La Corte di Cassazione ha respinto il ricorso presentato dal Procuratore della Repubblica del Tribunale di Santa Maria Capua Vetere contro l’ordinanza emessa il 22 marzo 2024 dal Giudice dell’esecuzione, relativa al caso A.A., classe 1942, accusato di abusi edilizi e violazioni urbanistiche.
La vicenda, che affonda le radici nel 2002, ha visto alternarsi decisioni giudiziarie e amministrative in merito a opere abusive realizzate a Caserta. Il fulcro del caso risiede nella validità di un permesso di costruire in sanatoria rilasciato nel 2008, successivamente annullato in autotutela nel 2016 dal Comune di Caserta, e poi ripristinato dal TAR Campania nel 2019 con sentenza definitiva.
Le tappe del caso
Sentenza originaria (2002): il cittadino fu condannato per plurime violazioni urbanistiche, con un ordine di demolizione relativo agli abusi edilizi.
Permesso in sanatoria (2008): Nonostante l’ingiunzione di demolizione, il Comune rilasciò un permesso di costruire in sanatoria.
Annullamento in autotutela (2016): Il Comune dichiarò illegittimo il permesso di costruire.
Decisione del TAR (2019): Il TAR Campania annullò l’atto comunale, stabilendo che l’acquisizione delle opere abusive al patrimonio comunale non si era completata per difetto di notifiche all’interessato.

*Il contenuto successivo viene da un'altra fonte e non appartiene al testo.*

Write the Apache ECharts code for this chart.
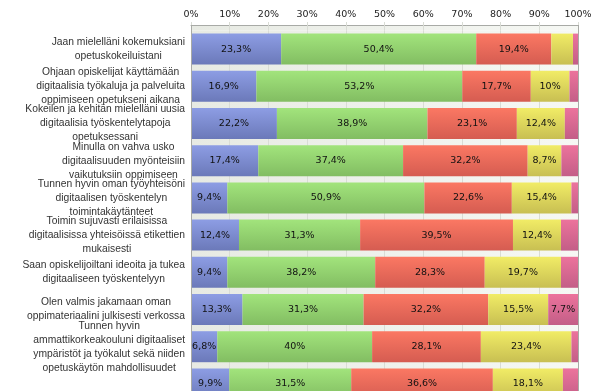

La decisione della Cassazione
La Cassazione ha rigettato il ricorso del Procuratore, dichiarandolo inammissibile. Il ricorso si fondava sulla presunta illegittimità del permesso di costruire in sanatoria, in quanto emesso dopo l’acquisizione dell’opera abusiva al patrimonio comunale per decorso del termine di 90 giorni dall’ingiunzione di demolizione. La Corte ha sottolineato che il tema dell’acquisizione del bene al patrimonio comunale è già stato affrontato e risolto dal giudicato amministrativo del TAR. Inoltre, ha rilevato che i motivi del ricorso, relativi alla volumetria delle opere e alla presenza di vincoli urbanistici, non incidono sulla legittimità del permesso rilasciato nel 2008, ritenuto tuttora valido. La Cassazione ha confermato che il giudice dell’esecuzione non poteva disconoscere il giudicato amministrativo e ha ribadito l’importanza della chiarezza nei rapporti tra giustizia amministrativa e penale. Con questa decisione, si chiude un complesso iter giudiziario, rimandando eventuali nuovi accertamenti al giudice dell’esecuzione in caso di ulteriori ricorsi.